Weekly Crypto Recap: Bitcoin Reclaims $72K After US-Iran Ceasefire
Bitcoin climbed back above $72,000 this week after a US-Iran ceasefire improved market sentiment, lifting crypto prices across the board even as doubts remained over whether the agreement would hold.
Quick Insights
- Bitcoin climbed back above $72,000 this week after the US and Iran agreed to a two-week ceasefire linked to the Strait of Hormuz.
- The rally reflected a broader improvement in market sentiment as traders priced in lower near-term war risk and softer oil pressure.
- Uncertainty remains high, which means the move still looks more like relief than a clean all-clear for risk assets.
Bitcoin pushed back above $72,000 this week after the US and Iran agreed to a two-week ceasefire. The move marked a sharp change in tone after several days of nervous trading tied to fears of a wider conflict and disruption around the Strait of Hormuz.
The agreement improved sentiment across risk assets almost immediately. Crypto responded fast, but the rally also reflected a broader shift in how traders viewed oil, inflation risk and the chances of a deeper regional escalation.
Weekly Crypto Recap Sees Bitcoin Reclaim $72K
For much of the previous stretch, Bitcoin had struggled to break out with conviction. Traders were watching headlines from the Middle East while trying to work out whether the conflict would intensify and drag wider markets into a more defensive posture.
That changed once ceasefire hopes began to build. Reports of active negotiations improved sentiment, and confirmation of the deal pushed Bitcoin higher still. By the end of the move, the asset had traded as high as roughly $72,600 before settling back near $72,000.
The move matters because it shows how quickly crypto can react when macro pressure eases. It also reinforces the point that Bitcoin is still trading as part of the wider risk picture, not in isolation from it.
War Risk and Oil Still Matter for Crypto Prices
The biggest lesson from the week is not simply that Bitcoin rose. It is that macro risk is still steering short-term price action. The ceasefire mattered because it touched one of the market’s most sensitive pressure points: energy flows through the Strait of Hormuz.
When traders feared a longer conflict, markets had to price the risk of higher oil prices, stickier inflation and broader risk aversion. When those fears eased, even temporarily, crypto moved higher as sentiment improved. That is a useful reminder that digital assets still react strongly to the same macro forces driving equities, commodities and currencies.

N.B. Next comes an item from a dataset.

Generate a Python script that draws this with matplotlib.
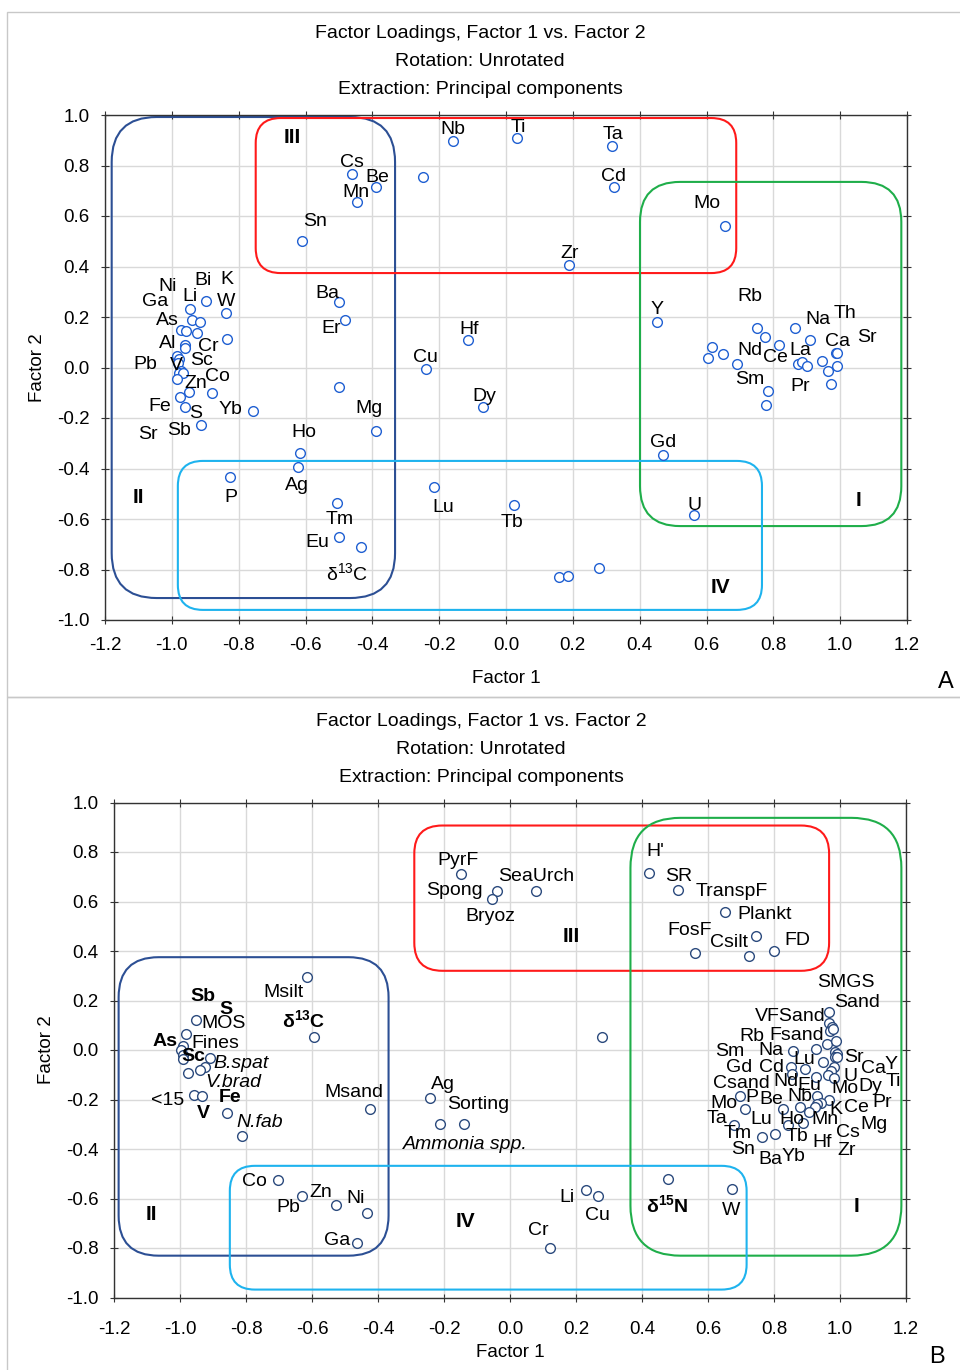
import matplotlib.pyplot as plt
from matplotlib.patches import FancyBboxPatch, Rectangle

plt.rcParams['font.family'] = ['Liberation Sans', 'DejaVu Sans']
plt.rcParams['mathtext.fontset'] = 'custom'
plt.rcParams['mathtext.rm'] = 'Liberation Sans'
plt.rcParams['mathtext.bf'] = 'Liberation Sans:bold'
plt.rcParams['mathtext.it'] = 'Liberation Sans:italic'
plt.rcParams['mathtext.default'] = 'rm'
plt.rcParams['axes.unicode_minus'] = False

# ---- Panel A: element loadings ----
a_f1 = [-0.158, 0.034, 0.317, 0.324, -0.462, -0.388, -0.447, -0.249, -0.609, 0.189, 0.656,
        -0.500, -0.482, -0.114, -0.240, -0.069, -0.500, -0.389, -0.616, -0.622, -0.826,
        -0.215, 0.024, -0.506, -0.500, -0.434, 0.160, 0.185, 0.278, 0.470, 0.563, 0.451,
        -0.898, -0.838, -0.947, -0.941, -0.916, -0.973, -0.958, -0.925, -0.836, -0.960,
        -0.961, -0.986, -0.979, -0.983, -0.973, -0.979, -0.966, -0.986, -0.949, -0.880,
        -0.975, -0.960, -0.758, -0.912,
        0.752, 0.774, 0.865, 0.909, 0.816, 0.615, 0.648, 0.604, 0.690, 0.875, 0.887,
        0.901, 0.946, 0.988, 0.992, 0.990, 0.965, 0.974, 0.783, 0.777]
a_f2 = [0.898, 0.908, 0.877, 0.714, 0.765, 0.714, 0.654, 0.756, 0.502, 0.406, 0.560,
        0.259, 0.188, 0.109, -0.006, -0.156, -0.077, -0.250, -0.337, -0.393, -0.434,
        -0.472, -0.546, -0.535, -0.670, -0.711, -0.830, -0.826, -0.794, -0.347, -0.584, 0.180,
        0.263, 0.217, 0.230, 0.188, 0.180, 0.147, 0.145, 0.138, 0.112, 0.089,
        0.076, 0.046, 0.034, 0.019, -0.014, -0.023, -0.023, -0.046, -0.098, -0.102,
        -0.118, -0.155, -0.171, -0.229,
        0.155, 0.122, 0.155, 0.107, 0.090, 0.081, 0.054, 0.038, 0.015, 0.015, 0.022,
        0.005, 0.025, 0.057, 0.059, 0.006, -0.015, -0.064, -0.095, -0.148]

a_tags = ['Nb', 'Ti', 'Ta', 'Cd', 'Cs', 'Be', 'Mn', 'Sn', 'Zr', 'Mo', 'Ba', 'Er', 'Hf',
          'Cu', 'Dy', 'Mg', 'Ho', 'Ag', 'P', 'Lu', 'Tb', 'Tm', 'Eu', 'δ$^{13}$C', 'Gd',
          'U', 'Y', 'Rb', 'Na', 'Th', 'Ca', 'Sr', 'Nd', 'Ce', 'La', 'Sm', 'Pr',
          'Bi', 'K', 'Ni', 'W', 'Ga', 'Li', 'As', 'Al', 'Cr', 'Pb', 'V', 'Sc', 'Co',
          'Zn', 'Fe', 'S', 'Yb', 'Sb', 'Sr']
a_tag_f1 = [-0.160, 0.036, 0.320, 0.323, -0.461, -0.386, -0.449, -0.572, 0.189, 0.602,
            -0.536, -0.524, -0.111, -0.240, -0.066, -0.410, -0.605, -0.626, -0.823,
            -0.189, 0.018, -0.497, -0.566, -0.476, 0.470, 0.563, 0.451, 0.731, 0.934,
            1.015, 0.993, 1.080, 0.730, 0.806, 0.880, 0.728, 0.880,
            -0.906, -0.834, -1.014, -0.839, -1.049, -0.946, -1.014, -1.014, -0.892,
            -1.079, -0.986, -0.911, -0.863, -0.929, -1.036, -0.928, -0.826, -0.979, -1.071]
a_tag_f2 = [0.941, 0.949, 0.921, 0.758, 0.810, 0.754, 0.695, 0.580, 0.450, 0.651,
            0.295, 0.156, 0.152, 0.038, -0.113, -0.164, -0.259, -0.469, -0.513,
            -0.556, -0.612, -0.600, -0.695, -0.814, -0.299, -0.545, 0.230, 0.283, 0.190,
            0.213, 0.103, 0.118, 0.067, 0.038, 0.067, -0.047, -0.075,
            0.344, 0.350, 0.320, 0.261, 0.261, 0.280, 0.185, 0.096, 0.082,
            0.013, 0.007, 0.026, -0.036, -0.063, -0.155, -0.181, -0.166, -0.248, -0.267]

# ---- Panel B: elements, grain size and biota ----
b_f1 = [-0.147, -0.038, -0.054, 0.079, 0.420, 0.508, 0.652, 0.562, 0.744, 0.723, 0.799,
        -0.616, -0.595, -0.953, -0.983, -0.992, -0.996, -0.990, -0.992, -0.908, -0.924,
        -0.940, -0.976, -0.957, -0.934, -0.859, -0.813, -0.425, -0.241, -0.213, -0.138,
        0.280, -0.702, -0.629, -0.528, -0.434, -0.465, 0.122, 0.229, 0.267, 0.479, 0.674,
        0.968, 0.968, 0.976, 0.970, 0.980, 0.962, 0.988, 0.857, 0.928, 0.985, 0.990,
        0.985, 0.992, 0.949, 0.850, 0.893, 0.981, 0.973, 0.854, 0.964, 0.981, 0.928,
        0.930, 0.696, 0.711, 0.880, 0.826, 0.966, 0.941, 0.931, 0.925, 0.907, 0.888,
        0.843, 0.679, 0.804, 0.763]
b_f2 = [0.712, 0.644, 0.609, 0.641, 0.717, 0.646, 0.559, 0.392, 0.461, 0.380, 0.402,
        0.296, 0.051, 0.120, 0.066, 0.016, 0.000, -0.020, -0.038, -0.031, -0.070,
        -0.081, -0.092, -0.181, -0.184, -0.253, -0.346, -0.239, -0.195, -0.300, -0.300,
        0.052, -0.524, -0.588, -0.628, -0.660, -0.779, -0.800, -0.566, -0.590, -0.520, -0.562,
        0.153, 0.108, 0.094, 0.075, 0.083, 0.024, 0.035, -0.003, 0.003, -0.007, -0.017,
        -0.029, -0.029, -0.048, -0.067, -0.077, -0.067, -0.083, -0.098, -0.101, -0.114, -0.110,
        -0.184, -0.185, -0.238, -0.229, -0.239, -0.204, -0.215, -0.219, -0.229, -0.249, -0.296,
        -0.302, -0.302, -0.340, -0.350]

b_tags = ['PyrF', 'Spong', 'SeaUrch', 'Bryoz', "H'", 'SR', 'TranspF', 'Plankt', 'FosF',
          'Csilt', 'FD', 'Sb', 'S', 'MOS', 'Msilt', 'δ$^{\\mathbf{13}}$C', 'As', 'Fines',
          'Sc', 'B.spat', 'V.brad', '<15', 'Fe', 'V', 'N.fab', 'Msand', 'Ag', 'Sorting',
          'Ammonia spp.', 'Co', 'Pb', 'Zn', 'Ni', 'Ga', 'Cr', 'Li', 'Cu',
          'δ$^{\\mathbf{15}}$N', 'W',
          'SMGS', 'Sand', 'VFSand', 'Rb', 'Fsand', 'Sm', 'Na', 'Lu', 'Sr', 'Gd', 'Cd',
          'Ca', 'Y', 'U', 'Csand', 'Nd', 'Eu', 'Mo', 'Dy', 'Ti', 'Mo', 'P', 'Be', 'Nb',
          'Ce', 'Pr', 'K', 'Ta', 'Lu', 'Ho', 'Mn', 'Mg', 'Tm', 'Tb', 'Cs', 'Hf', 'Sn',
          'Ba', 'Yb', 'Zr']
b_tag_f1 = [-0.159, -0.167, 0.080, -0.058, 0.441, 0.512, 0.671, 0.772, 0.545, 0.664,
            0.870, -0.930, -0.861, -0.869, -0.687, -0.627, -1.046, -0.892, -0.960,
            -0.814, -0.839, -1.036, -0.849, -0.928, -0.758, -0.472, -0.202, -0.097,
            -0.135, -0.775, -0.671, -0.575, -0.467, -0.525, 0.086, 0.172, 0.265, 0.477,
            0.670,
            1.019, 1.052, 0.850, 0.732, 0.869, 0.665, 0.791, 0.891, 1.042, 0.695, 0.791,
            1.103, 1.154, 1.031, 0.702, 0.835, 0.906, 1.016, 1.092, 1.161, 0.647, 0.732,
            0.791, 0.878, 1.050, 1.128, 0.988, 0.627, 0.760, 0.855, 0.954, 1.103, 0.691,
            0.870, 1.024, 0.947, 0.706, 0.788, 0.860, 1.021]
b_tag_f2 = [0.766, 0.645, 0.703, 0.538, 0.800, 0.703, 0.641, 0.547, 0.484, 0.434,
            0.444, 0.218, 0.164, 0.108, 0.233, 0.121, 0.033, 0.027, -0.027,
            -0.056, -0.132, -0.204, -0.192, -0.255, -0.293, -0.172, -0.141, -0.222,
            -0.383, -0.533, -0.636, -0.574, -0.598, -0.770, -0.729, -0.594, -0.669, -0.628,
            -0.649,
            0.273, 0.192, 0.134, 0.056, 0.060, -0.007, -0.003, -0.040, -0.029, -0.070, -0.070,
            -0.074, -0.060, -0.108, -0.137, -0.128, -0.145, -0.154, -0.148, -0.128, -0.218,
            -0.191, -0.199, -0.188, -0.231, -0.213, -0.242, -0.275, -0.282, -0.282, -0.279,
            -0.302, -0.336, -0.350, -0.332, -0.374, -0.403, -0.441, -0.430, -0.407]
b_bold = {'Sb', 'S', 'δ$^{\\mathbf{13}}$C', 'As', 'Sc', 'Fe', 'V', 'δ$^{\\mathbf{15}}$N'}
b_italic = {'B.spat', 'V.brad', 'N.fab', 'Ammonia spp.'}

title_lines = ['Factor Loadings, Factor 1 vs. Factor 2', 'Rotation: Unrotated',
               'Extraction: Principal components']
ticks = [-1.2, -1.0, -0.8, -0.6, -0.4, -0.2, 0.0, 0.2, 0.4, 0.6, 0.8, 1.0, 1.2]
yticks = [-1.0, -0.8, -0.6, -0.4, -0.2, 0.0, 0.2, 0.4, 0.6, 0.8, 1.0]

NAVY = '#2c4f94'
RED = '#ff1a1a'
GREEN = '#1fae4a'
CYAN = '#1eb3ee'

W, H = 960, 1370
fig = plt.figure(figsize=(W / 100, H / 100), dpi=100)


def px_axes(left, right, top, bottom):
    return fig.add_axes([left / W, 1 - bottom / H, (right - left) / W, (bottom - top) / H])


def group_box(ax, x0, x1, y0, y1, r_px, color, xs, ys):
    # rounded rectangle with circular corners in screen space
    r = r_px / xs
    box = FancyBboxPatch((x0, y0), x1 - x0, y1 - y0,
                         boxstyle='round,pad=0,rounding_size=%g' % r,
                         mutation_aspect=xs / ys, fill=False, edgecolor=color,
                         linewidth=1.5, clip_on=False, zorder=2)
    ax.add_patch(box)


def setup(ax, xpad, xlabpad):
    ax.set_xlim(-1.2, 1.2)
    ax.set_ylim(-1.0, 1.0)
    ax.set_xticks(ticks)
    ax.set_yticks(yticks)
    ax.set_xticklabels(['%.1f' % t for t in ticks])
    ax.set_yticklabels(['%.1f' % t for t in yticks])
    ax.grid(True, color='#d9d9d9', linewidth=1)
    ax.set_axisbelow(True)
    ax.tick_params(axis='x', labelsize=13.5, pad=xpad, direction='inout', length=6,
                   top=True, color='#333333')
    ax.tick_params(axis='y', labelsize=13.5, pad=8, direction='inout', length=6,
                   right=True, color='#333333')
    for s in ax.spines.values():
        s.set_color('#333333')
        s.set_linewidth(1)
    ax.set_xlabel('Factor 1', fontsize=13.5, labelpad=xlabpad)
    ax.set_ylabel('Factor 2', fontsize=13.5, labelpad=8)


# panel frames
fig.add_artist(Rectangle((7 / W, 1 - 697 / H), 1.0, 685 / H, transform=fig.transFigure,
                         fill=False, edgecolor='#c8c8c8', linewidth=1))
fig.add_artist(Rectangle((7 / W, -0.01), 1.0, 1 - 697 / H + 0.01, transform=fig.transFigure,
                         fill=False, edgecolor='#c8c8c8', linewidth=1))

# ---------- Panel A ----------
axa = px_axes(105, 907, 115, 620)
setup(axa, 9, 12)
xs_a, ys_a = 802 / 2.4, 505 / 2.0
group_box(axa, -1.180, -0.332, -0.913, 0.992, 45, NAVY, xs_a, ys_a)
group_box(axa, -0.749, 0.689, 0.374, 0.988, 25, RED, xs_a, ys_a)
group_box(axa, 0.401, 1.183, -0.628, 0.735, 40, GREEN, xs_a, ys_a)
group_box(axa, -0.982, 0.766, -0.960, -0.370, 25, CYAN, xs_a, ys_a)
axa.plot(a_f1, a_f2, 'o', markersize=7, markerfacecolor='white',
         markeredgecolor='#1f5fd2', markeredgewidth=1, zorder=4)
for t, x, y in zip(a_tags, a_tag_f1, a_tag_f2):
    axa.text(x, y, t, fontsize=14, ha='center', va='center', zorder=5)
for t, x, y in [('III', -0.641, 0.909), ('II', -1.099, -0.513),
                ('I', 1.054, -0.525), ('IV', 0.641, -0.873)]:
    axa.text(x, y, t, fontsize=15, fontweight='bold', ha='center', va='center')

# ---------- Panel B ----------
axb = px_axes(114, 906, 802.5, 1297.5)
setup(axb, 14, 4)
xs_b, ys_b = 792 / 2.4, 495 / 2.0
group_box(axb, -1.186, -0.368, -0.831, 0.375, 40, NAVY, xs_b, ys_b)
group_box(axb, -0.290, 0.967, 0.320, 0.907, 28, RED, xs_b, ys_b)
group_box(axb, 0.365, 1.186, -0.831, 0.938, 50, GREEN, xs_b, ys_b)
group_box(axb, -0.849, 0.717, -0.968, -0.468, 25, CYAN, xs_b, ys_b)
axb.plot(b_f1, b_f2, 'o', markersize=7, markerfacecolor='white',
         markeredgecolor='#2b4a7d', markeredgewidth=1, zorder=4)
for t, x, y in zip(b_tags, b_tag_f1, b_tag_f2):
    weight = 'bold' if t in b_bold else 'normal'
    style = 'italic' if t in b_italic else 'normal'
    axb.text(x, y, t, fontsize=14, ha='center', va='center', fontweight=weight,
             fontstyle=style, zorder=5)
for t, x, y in [('III', 0.186, 0.457), ('II', -1.086, -0.665),
                ('I', 1.050, -0.633), ('IV', -0.136, -0.692)]:
    axb.text(x, y, t, fontsize=15, fontweight='bold', ha='center', va='center')

# titles and panel letters
for i, line in enumerate(title_lines):
    fig.text(480 / W, 1 - (34 + 28 * i) / H, line, fontsize=14, ha='center', va='center')
    fig.text(481 / W, 1 - (722 + 27.5 * i) / H, line, fontsize=14, ha='center', va='center')
fig.text(946 / W, 1 - 682 / H, 'A', fontsize=17, ha='center', va='center')
fig.text(937 / W, 1 - 1357 / H, 'B', fontsize=17, ha='center', va='center')

fig.savefig('out.png', dpi=100)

Nakamoto Daily recently looked at how sentiment can swing hard in stressed conditions in its Fear and Greed article. This week’s price action fits that pattern. When the worst-case scenario looked less likely, traders moved back into risk.
Ceasefire Relief Has Helped Bitcoin But Doubts Remain
That does not mean the market has a clean resolution. The ceasefire is temporary, the wider regional picture remains fragile, and doubts still hang over how fully the Strait will reopen and whether the agreement will hold for the full two weeks.
This is why the move in Bitcoin looks more like a relief rally than a decisive reset. Relief rallies can travel further than many expect, especially when positioning has turned cautious, but they can also reverse quickly if the source of tension returns.
Bitcoin is therefore in a stronger position than it was a week ago, but not in a settled macro backdrop. Traders may be less nervous than they were, though they are not yet fully confident either.
ZEC and HYPE Outpace Bitcoin as Risk Appetite Broadens
Bitcoin was not the only winner from the shift in mood. Ethereum rose 6.8% on the week, while HYPE gained 14% and ZEC surged 60% to above $375. That performance suggests traders were willing to move further out on the risk curve once immediate geopolitical pressure eased.
That broader response often tells you more than Bitcoin’s headline move alone. When rallies stay concentrated in Bitcoin, the market can still look cautious. When large-cap and then more volatile altcoins begin to outperform, it usually shows that confidence has spread further across the market.
Readers looking for more context on how capital rotates beyond the largest coins can read Nakamoto Daily’s Altcoins guide.
The next move will probably depend less on crypto-specific news and more on whether the ceasefire holds, whether the Strait of Hormuz meaningfully reopens, and whether oil markets continue to calm. If those conditions improve, Bitcoin may have room to build above the low $70,000s. If they worsen, the market could quickly lose the relief bid that lifted prices this week.
For now, Bitcoin’s return to $72,000 is a reminder that crypto still trades inside the wider macro picture, especially when war risk and energy markets are involved. The rally is real, but so is the uncertainty underneath it.